Scan the listing below. Report each line that includes "with".

## start

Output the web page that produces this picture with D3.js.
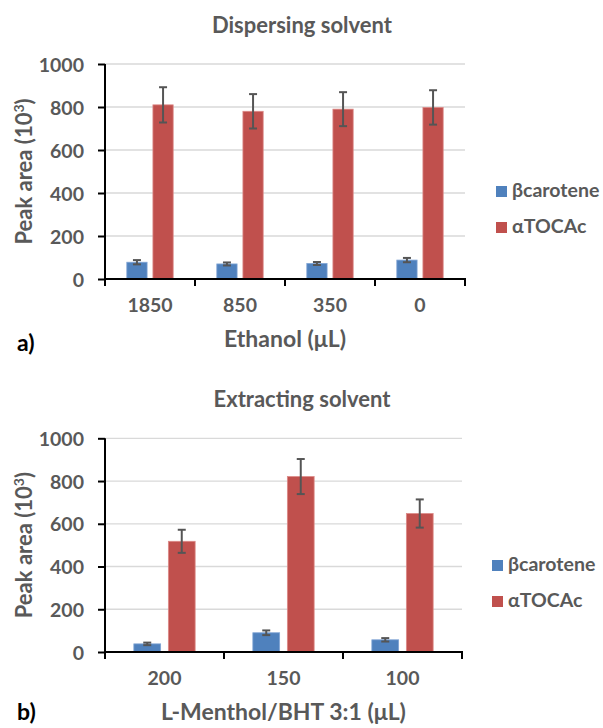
<!DOCTYPE html>
<html>
<head>
<meta charset="utf-8">
<script src="https://cdn.jsdelivr.net/npm/d3@7"></script>
<style>
  body { margin: 0; background: #fff; }
  text { font-family: Lato, "Open Sans", sans-serif; font-weight: bold; }
</style>
</head>
<body>
<div id="chart"></div>
<script>
const seriesNames = ["βcarotene", "αTOCAc"]
const seriesColors = ["#4f81bd", "#c0504d"]
const yTicks = [0, 200, 400, 600, 800, 1000]

// panel a: dispersing solvent
const ethanolLabels = ["1850", "850", "350", "0"]
const ethanolBeta = [78, 70, 72, 88]
const ethanolBetaErr = [10, 7, 7, 10]
const ethanolAlpha = [810, 780, 790, 798]
const ethanolAlphaErr = [82, 80, 79, 80]

// panel b: extracting solvent
const mentholLabels = ["200", "150", "100"]
const mentholBeta = [38, 90, 57]
const mentholBetaErr = [6, 11, 8]
const mentholAlpha = [518, 821, 648]
const mentholAlphaErr = [54, 82, 66]

const textColor = "#595959"
const tickFont = 19.5

const svg = d3.select("#chart").append("svg").attr("width", 603).attr("height", 728)

function panel(opts) {
  const { title, xTitle, letter, letterY, labels, values, errors, left, right, top, bottom, titleY, legendY, legendX } = opts

  const g = svg.append("g")

  // 1. scales
  const xScale = d3.scaleBand().domain(labels).range([left, right]).paddingInner(0).paddingOuter(0)
  const subScale = d3
    .scaleBand()
    .domain(seriesNames)
    .range([0, xScale.bandwidth()])
    .paddingInner(0.224)
    .paddingOuter(0.836)
  const yScale = d3.scaleLinear().domain([0, 1000]).range([bottom, top])

  // 2. gridlines
  g.append("g")
    .selectAll("line")
    .data(yTicks.slice(1))
    .enter()
    .append("line")
    .attr("x1", left)
    .attr("x2", right)
    .attr("y1", (d) => yScale(d))
    .attr("y2", (d) => yScale(d))
    .attr("stroke", "#d9d9d9")
    .attr("stroke-width", 1.3)

  // 3. bars
  const rows = labels.map((label, i) =>
    seriesNames.map((s, k) => ({ label, series: s, k, value: values[k][i], err: errors[k][i] }))
  )
  const groups = g
    .selectAll(".cat")
    .data(rows)
    .enter()
    .append("g")
    .attr("transform", (d, i) => `translate(${xScale(labels[i])}, 0)`)

  groups
    .selectAll("rect")
    .data((d) => d)
    .enter()
    .append("rect")
    .attr("x", (d) => subScale(d.series))
    .attr("y", (d) => yScale(d.value))
    .attr("width", subScale.bandwidth())
    .attr("height", (d) => yScale(0) - yScale(d.value))
    .attr("fill", (d) => seriesColors[d.k])
    .attr("stroke", (d) => (d.k === 0 ? "#7ea3d4" : "#dc8a88"))
    .attr("stroke-width", 0.8)

  // 4. error bars
  const errs = groups.selectAll(".err").data((d) => d).enter().append("g").attr("class", "err")
  const cx = (d) => subScale(d.series) + subScale.bandwidth() / 2
  errs
    .append("line")
    .attr("x1", cx)
    .attr("x2", cx)
    .attr("y1", (d) => yScale(d.value + d.err))
    .attr("y2", (d) => yScale(d.value - d.err))
  errs
    .append("line")
    .attr("x1", (d) => cx(d) - 4)
    .attr("x2", (d) => cx(d) + 4)
    .attr("y1", (d) => yScale(d.value + d.err))
    .attr("y2", (d) => yScale(d.value + d.err))
  errs
    .append("line")
    .attr("x1", (d) => cx(d) - 4)
    .attr("x2", (d) => cx(d) + 4)
    .attr("y1", (d) => yScale(d.value - d.err))
    .attr("y2", (d) => yScale(d.value - d.err))
  errs.selectAll("line").attr("stroke", "#555").attr("stroke-width", 2)

  // 5. axes
  const yAxis = d3.axisLeft(yScale).tickValues(yTicks).tickFormat(d3.format("d")).tickSize(7).tickPadding(14)
  const yG = g.append("g").attr("transform", `translate(${left}, 0)`).call(yAxis)
  yG.select(".domain").attr("stroke", "#000").attr("stroke-width", 2).attr("d", `M0,${bottom + 1}V${top}`)
  yG.selectAll(".tick line").attr("stroke", "#000").attr("stroke-width", 2)
  yG.selectAll(".tick text").attr("fill", textColor).attr("font-size", tickFont).attr("dy", "0.36em")

  g.append("line")
    .attr("x1", left - 1)
    .attr("x2", right + 1)
    .attr("y1", bottom)
    .attr("y2", bottom)
    .attr("stroke", "#000")
    .attr("stroke-width", 2)
  const bounds = labels.map((l) => xScale(l)).concat([right])
  g.append("g")
    .selectAll("line")
    .data(bounds)
    .enter()
    .append("line")
    .attr("x1", (d) => d)
    .attr("x2", (d) => d)
    .attr("y1", bottom)
    .attr("y2", bottom + 7)
    .attr("stroke", "#000")
    .attr("stroke-width", 2)
  g.append("g")
    .selectAll("text")
    .data(labels)
    .enter()
    .append("text")
    .attr("x", (d) => xScale(d) + xScale.bandwidth() / 2)
    .attr("y", bottom + 33)
    .attr("text-anchor", "middle")
    .attr("fill", textColor)
    .attr("font-size", tickFont)
    .text((d) => d)

  // 6. titles
  g.append("text")
    .attr("x", 302)
    .attr("y", titleY)
    .attr("text-anchor", "middle")
    .attr("fill", textColor)
    .attr("font-size", 22)
    .text(title)
  g.append("text")
    .attr("x", (left + right) / 2)
    .attr("y", bottom + 68)
    .attr("text-anchor", "middle")
    .attr("fill", textColor)
    .attr("font-size", 23)
    .text(xTitle)
  const yt = g
    .append("text")
    .attr("transform", `translate(32, ${(top + bottom) / 2}) rotate(-90)`)
    .attr("text-anchor", "middle")
    .attr("fill", textColor)
    .attr("font-size", 22)
  yt.append("tspan").text("Peak area (10")
  yt.append("tspan").attr("font-size", 14).attr("dy", -8).text("3")
  yt.append("tspan").attr("dy", 8).text(")")
  g.append("text")
    .attr("x", 17)
    .attr("y", letterY)
    .attr("fill", "#000")
    .attr("font-size", 23)
    .text(letter)

  // 7. legend
  const leg = g
    .selectAll(".leg")
    .data(seriesNames)
    .enter()
    .append("g")
    .attr("transform", (d, i) => `translate(${legendX}, ${legendY + i * 36})`)
  leg.append("rect").attr("width", 11).attr("height", 11).attr("fill", (d, i) => seriesColors[i])
  leg
    .append("text")
    .attr("x", 16)
    .attr("y", 11)
    .attr("fill", textColor)
    .attr("font-size", tickFont)
    .text((d) => d)
}

panel({
  title: "Dispersing solvent",
  xTitle: "Ethanol (μL)",
  letter: "a)",
  letterY: 351,
  labels: ethanolLabels,
  values: [ethanolBeta, ethanolAlpha],
  errors: [ethanolBetaErr, ethanolAlphaErr],
  left: 105,
  right: 465,
  top: 64,
  bottom: 279,
  titleY: 33,
  legendX: 496,
  legendY: 186,
})

panel({
  title: "Extracting solvent",
  xTitle: "L-Menthol/BHT 3:1 (μL)",
  letter: "b)",
  letterY: 720,
  labels: mentholLabels,
  values: [mentholBeta, mentholAlpha],
  errors: [mentholBetaErr, mentholAlphaErr],
  left: 105,
  right: 462,
  top: 438.3,
  bottom: 652,
  titleY: 407,
  legendX: 492,
  legendY: 560,
})
</script>
</body>
</html>
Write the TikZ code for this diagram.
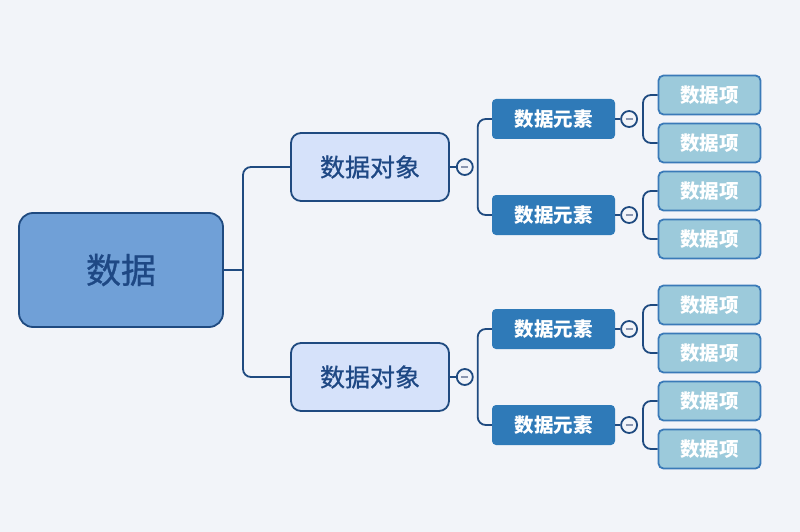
\documentclass[tikz,border=0pt]{standalone}
\usepackage{fontspec}
\newfontfamily\cjk{Noto Sans CJK SC}
\newfontfamily\cjkmid[FakeBold=0.8]{Noto Sans CJK SC}
\usepackage{xcolor}
\usetikzlibrary{positioning,calc}
\definecolor{MapBg}   {RGB}{242,244,249}
\definecolor{MapLine} {RGB}{ 31, 74,128}
\definecolor{MapText} {RGB}{ 30, 72,132}
\definecolor{RootFill}{RGB}{112,160,215}
\definecolor{ObjFill} {RGB}{214,226,250}
\definecolor{ElemFill}{RGB}{ 47,122,184}
\definecolor{ItemFill}{RGB}{156,202,219}
\definecolor{ItemEdge}{RGB}{ 58,122,184}
\definecolor{FoldMark}{RGB}{138,150,176}

\begin{document}
\begin{tikzpicture}[x=1pt,y=-1pt,
      rootbox/.style={rectangle,rounded corners=14pt,draw=MapLine,fill=RootFill,
                  line width=1.8pt,minimum width=204pt,minimum height=114pt,
                  text=MapText,font=\cjkmid\fontsize{35}{35}\selectfont},
      objbox/.style={rectangle,rounded corners=10pt,draw=MapLine,fill=ObjFill,
                  line width=1.8pt,minimum width=158pt,minimum height=68pt,
                  text=MapText,font=\cjkmid\fontsize{25}{25}\selectfont},
      elembox/.style={rectangle,rounded corners=4pt,fill=ElemFill,
                  minimum width=123pt,minimum height=40pt,
                  text=white,font=\cjk\bfseries\fontsize{19.5}{19.5}\selectfont},
      itembox/.style={rectangle,rounded corners=5pt,draw=ItemEdge,fill=ItemFill,
                  line width=1.8pt,minimum width=102pt,minimum height=39pt,
                  text=white,font=\cjk\bfseries\fontsize{19.5}{19.5}\selectfont},
      fold/.style={circle,draw=MapLine,fill=MapBg,line width=1.8pt,
                  minimum size=16pt,inner sep=0pt,
                  path picture={\draw[FoldMark,line width=1.5pt]
                    ($(path picture bounding box.center)-(3.5pt,0)$) -- ++(7pt,0);}},
      link/.style={MapLine,line width=1.8pt,rounded corners=8pt}]
    \fill[MapBg] (0,0) rectangle (800,532);
    \useasboundingbox (0,0) rectangle (800,532);

    \node[rootbox](root) at (121,270){数据};
    \coordinate (rootfork) at (243,270);
    \draw[link](root.east)--(rootfork);

    \foreach \i/\oy in {1/167,2/377}{
      \node[objbox](o\i) at (370,\oy){数据对象};
      \node[fold,right=6pt of o\i](fo\i){};
      \draw[link](o\i)--(fo\i);
      \foreach \j/\ey in {1/-48,2/48}{
        \node[elembox](e\i\j) at (553.5,\oy+\ey){数据元素};
        \node[fold,right=5pt of e\i\j](fe\i\j){};
        \draw[link](e\i\j)--(fe\i\j);
        \foreach \k/\iy in {1/-24,2/24}
          \node[itembox](t\i\j\k) at (709.5,\oy+\ey+\iy){数据项};
        \draw[link](t\i\j1.west)-|($(fe\i\j.east)+(5,0)$)|-(t\i\j2.west);
      }
      \draw[link](e\i1.west)-|($(fo\i.east)+(4,0)$)|-(e\i2.west);
    }
    \draw[link](o1.west)-|(rootfork)|-(o2.west);
  \end{tikzpicture}
\end{document}
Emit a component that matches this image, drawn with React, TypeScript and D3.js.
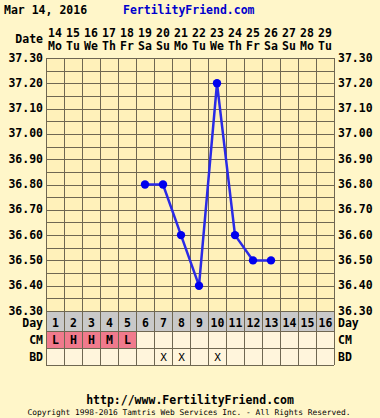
import React from "react";
import * as d3 from "d3";

const dates = ["14","15","16","17","18","19","20","21","22","23","24","25","26","27","28","29"];
const weekdays = ["Mo","Tu","We","Th","Fr","Sa","Su","Mo","Tu","We","Th","Fr","Sa","Su","Mo","Tu"];
const cycleDays = [1,2,3,4,5,6,7,8,9,10,11,12,13,14,15,16];
const tempDays = [6,7,8,9,10,11,12,13];
const temps = [36.8,36.8,36.6,36.4,37.2,36.6,36.5,36.5];
const cmDays = [1,2,3,4,5];
const cmValues = ["L","H","H","M","L"];
const bdDays = [7,8,10];
const yTicks = [37.3,37.2,37.1,37.0,36.9,36.8,36.7,36.6,36.5,36.4,36.3];

const W = 380, H = 418;
const L = 46, R = 334, T = 58, B = 311;
const ROW_DAY = [311, 331], ROW_CM = [331, 348], ROW_BD = [348, 365];
const FONT = "'DejaVu Sans Mono', 'Liberation Mono', monospace";
const GRID = "#6f6752";

export default function App() {
  const x = d3.scaleBand<number>().domain(cycleDays).range([L, R]).padding(0);
  const y = d3.scaleLinear().domain([36.3, 37.3]).range([B, T]);
  const bw = x.bandwidth();
  const cx = (d: number) => (x(d) as number) + bw / 2;
  const hLines = d3.range(0, 21).map((i) => 36.3 + i * 0.05);
  const line = d3.line<number>().x((_, i) => cx(tempDays[i])).y((v) => y(v));

  return (
    <svg width={W} height={H} style={{ position: "absolute", left: 0, top: 0, display: "block" }}>
      <rect x={0} y={0} width={W} height={H} fill="#fff6c9" />
      <text x={4} y={14} fontFamily={FONT} fontWeight="bold" fontSize={11.5} fill="#000">Mar 14, 2016</text>
      <text x={123} y={14} fontFamily={FONT} fontWeight="bold" fontSize={11.5} fill="#0000cc">FertilityFriend.com</text>
      <text x={43} y={43} textAnchor="end" fontFamily={FONT} fontWeight="bold" fontSize={11.5}>Date</text>
      {cycleDays.map((d, i) => (
        <g key={"h" + d}>
          <text x={cx(d)} y={37} textAnchor="middle" fontFamily={FONT} fontWeight="bold" fontSize={11.5}>{dates[i]}</text>
          <text x={cx(d)} y={50} textAnchor="middle" fontFamily={FONT} fontWeight="bold" fontSize={11.5}>{weekdays[i]}</text>
        </g>
      ))}
      <rect x={L} y={T} width={R - L} height={B - T} fill="#fff1ba" />
      {hLines.map((v, i) => (
        <line key={"hl" + i} x1={L} x2={R} y1={Math.round(y(v)) + 0.5} y2={Math.round(y(v)) + 0.5} stroke={GRID} strokeWidth={1} />
      ))}
      {cycleDays.concat([17]).map((d) => {
        const xx = d === 17 ? R : (x(d) as number);
        return <line key={"vl" + d} x1={xx + 0.5} x2={xx + 0.5} y1={T} y2={ROW_BD[1]} stroke={GRID} strokeWidth={1} />;
      })}
      {yTicks.map((t) => (
        <g key={"yt" + t}>
          <text x={43} y={y(t) + 3.5} textAnchor="end" fontFamily={FONT} fontWeight="bold" fontSize={11.5}>{t.toFixed(2)}</text>
          <text x={338} y={y(t) + 3.5} textAnchor="start" fontFamily={FONT} fontWeight="bold" fontSize={11.5}>{t.toFixed(2)}</text>
        </g>
      ))}
      {cycleDays.map((d) => {
        const ci = cmDays.indexOf(d);
        return (
          <g key={"r" + d}>
            <rect x={x(d)} y={ROW_DAY[0]} width={bw} height={ROW_DAY[1] - ROW_DAY[0]} fill="#c9c9c9" />
            <rect x={x(d)} y={ROW_CM[0]} width={bw} height={ROW_CM[1] - ROW_CM[0]} fill={ci >= 0 ? "#f07a8c" : "#fff5dc"} />
            <rect x={x(d)} y={ROW_BD[0]} width={bw} height={ROW_BD[1] - ROW_BD[0]} fill="#fff5dc" />
          </g>
        );
      })}
      {[ROW_DAY[0], ROW_CM[0], ROW_BD[0], ROW_BD[1]].map((yy, i) => (
        <line key={"rl" + i} x1={L} x2={R} y1={yy + 0.5} y2={yy + 0.5} stroke={GRID} strokeWidth={1} />
      ))}
      {cycleDays.concat([17]).map((d) => {
        const xx = d === 17 ? R : (x(d) as number);
        return <line key={"rv" + d} x1={xx + 0.5} x2={xx + 0.5} y1={ROW_DAY[0]} y2={ROW_BD[1]} stroke={GRID} strokeWidth={1} />;
      })}
      {cycleDays.map((d) => (
        <text key={"dn" + d} x={cx(d) + 0.5} y={326.5} textAnchor="middle" fontFamily={FONT} fontWeight="bold" fontSize={11.5}>{d}</text>
      ))}
      {cmDays.map((d, i) => (
        <text key={"cm" + d} x={cx(d) + 0.5} y={344} textAnchor="middle" fontFamily={FONT} fontWeight="bold" fontSize={11.5}>{cmValues[i]}</text>
      ))}
      {bdDays.map((d) => (
        <text key={"bd" + d} x={cx(d) + 0.5} y={361} textAnchor="middle" fontFamily={FONT} fontSize={11}>X</text>
      ))}
      {[["Day", 326.5], ["CM", 344], ["BD", 361]].map(([t, yy]) => (
        <g key={"lab" + t}>
          <text x={43} y={yy as number} textAnchor="end" fontFamily={FONT} fontWeight="bold" fontSize={11.5}>{t}</text>
          <text x={338} y={yy as number} textAnchor="start" fontFamily={FONT} fontWeight="bold" fontSize={11.5}>{t}</text>
        </g>
      ))}
      <path d={line(temps) || ""} fill="none" stroke="#2a2ae6" strokeWidth={2.5} />
      {temps.map((v, i) => (
        <circle key={"p" + i} cx={cx(tempDays[i])} cy={y(v)} r={4.2} fill="#0000ee" />
      ))}
      <text x={190} y={404} textAnchor="middle" fontFamily={FONT} fontWeight="bold" fontSize={11.5}>http://www.FertilityFriend.com</text>
      <text x={189} y={415} textAnchor="middle" fontFamily={FONT} fontSize={7.9}>Copyright 1998-2016 Tamtris Web Services Inc. - All Rights Reserved.</text>
    </svg>
  );
}
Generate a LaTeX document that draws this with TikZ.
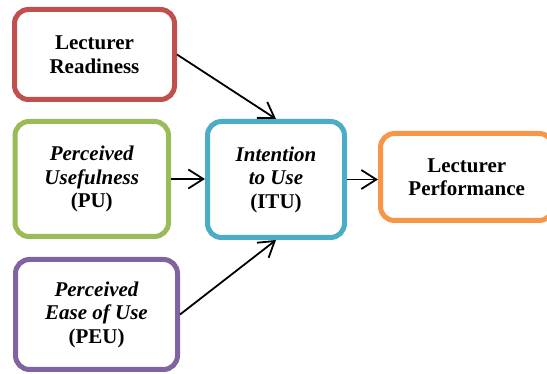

## end

■ Correct output:
Output the web page that produces this picture with D3.js.
Emit a component that matches this image, drawn with React, TypeScript and D3.js.
Generate a LaTeX document that draws this with TikZ.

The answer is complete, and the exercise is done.